While some may argue that there is no fundamental right to be safe from victimization, it should be noted that there is no express right to privacy either. However, we are able to construe that the original framers of the constitution and bill of rights intended for citizens to have a certain degree of privacy. In like manner, the framers had obvious designs in the establishment of government to provide safety; safety is a key element of happiness for any reasonable and normal individual. The rights to life, liberty, and the pursuit of happiness make a prominent showing in the declaration of independence.

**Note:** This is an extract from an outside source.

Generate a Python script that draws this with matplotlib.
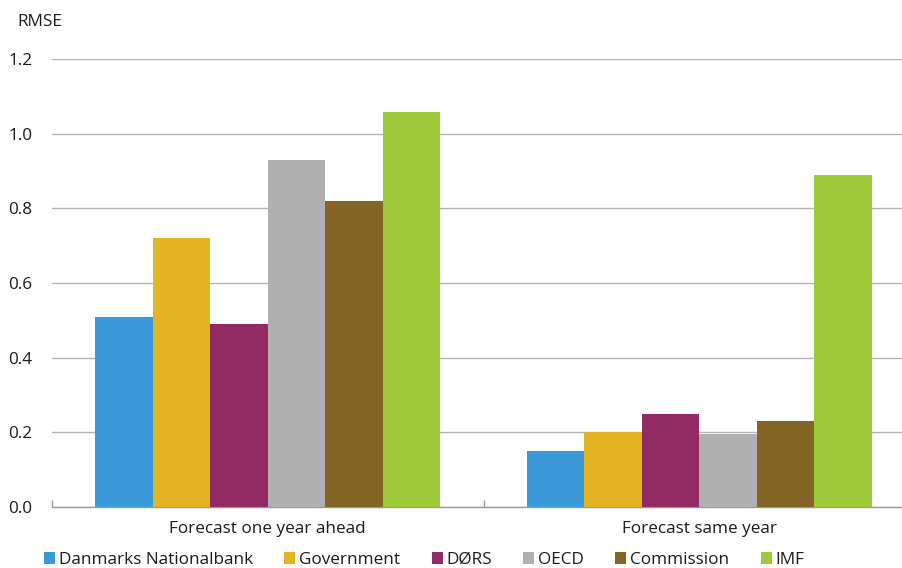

This case further illustrates the necessity for the law to be malleable over time; a society whose laws are difficult to add to or strike down is inherently less adaptable to new criminal methods and technologies, thereby creating environments less conducive to life, liberty, and the pursuit of happiness. Invariably the whole of society begins to suffer when the legal system is unable to keep up with new criminal methods.

References

Cornell University. (2010, February 12). Us code: title 18,2256. definitions for chapter. Retrieved from http://www.law.cornell.edu/uscode/18/usc_sec_18_00002256–000-.html#FN-1

Oyez. (2010, February 12). Ashcroft v. free speech coalition, u.s. supreme court case summary & oral argument. Retrieved from http://www.oyez.org/cases/2000-2009/2001/2001_00_795

Samaha, J. (2008). Criminal law 6th edition. Belmont, CA: Thomson Learning.

Schmalleger, F. (2009). Criminology today:an integrative introduction. Columbus, Ohio: Pearson.

Worrall, J.L. (2007). Criminal procedure: from first contact to appeal. Boston, MA: Pearson.